[Begin]

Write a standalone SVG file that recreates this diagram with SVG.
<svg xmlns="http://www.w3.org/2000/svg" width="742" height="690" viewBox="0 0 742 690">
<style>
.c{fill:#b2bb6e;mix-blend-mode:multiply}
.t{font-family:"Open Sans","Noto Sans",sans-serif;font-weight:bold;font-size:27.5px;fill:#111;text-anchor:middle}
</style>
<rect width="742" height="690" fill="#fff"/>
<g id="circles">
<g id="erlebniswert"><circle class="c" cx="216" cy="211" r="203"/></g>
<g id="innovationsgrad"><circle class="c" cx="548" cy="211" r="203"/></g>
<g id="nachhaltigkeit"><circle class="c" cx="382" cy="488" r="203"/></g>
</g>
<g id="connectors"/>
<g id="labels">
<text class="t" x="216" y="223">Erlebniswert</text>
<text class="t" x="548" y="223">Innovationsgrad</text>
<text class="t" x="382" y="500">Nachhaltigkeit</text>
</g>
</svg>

[End]

SET EXERCISE
Using the data above, repeat every line exactly.

EXERCISE RESULT
Write a standalone SVG file that recreates this diagram with SVG.
<svg xmlns="http://www.w3.org/2000/svg" width="742" height="690" viewBox="0 0 742 690">
<style>
.c{fill:#b2bb6e;mix-blend-mode:multiply}
.t{font-family:"Open Sans","Noto Sans",sans-serif;font-weight:bold;font-size:27.5px;fill:#111;text-anchor:middle}
</style>
<rect width="742" height="690" fill="#fff"/>
<g id="circles">
<g id="erlebniswert"><circle class="c" cx="216" cy="211" r="203"/></g>
<g id="innovationsgrad"><circle class="c" cx="548" cy="211" r="203"/></g>
<g id="nachhaltigkeit"><circle class="c" cx="382" cy="488" r="203"/></g>
</g>
<g id="connectors"/>
<g id="labels">
<text class="t" x="216" y="223">Erlebniswert</text>
<text class="t" x="548" y="223">Innovationsgrad</text>
<text class="t" x="382" y="500">Nachhaltigkeit</text>
</g>
</svg>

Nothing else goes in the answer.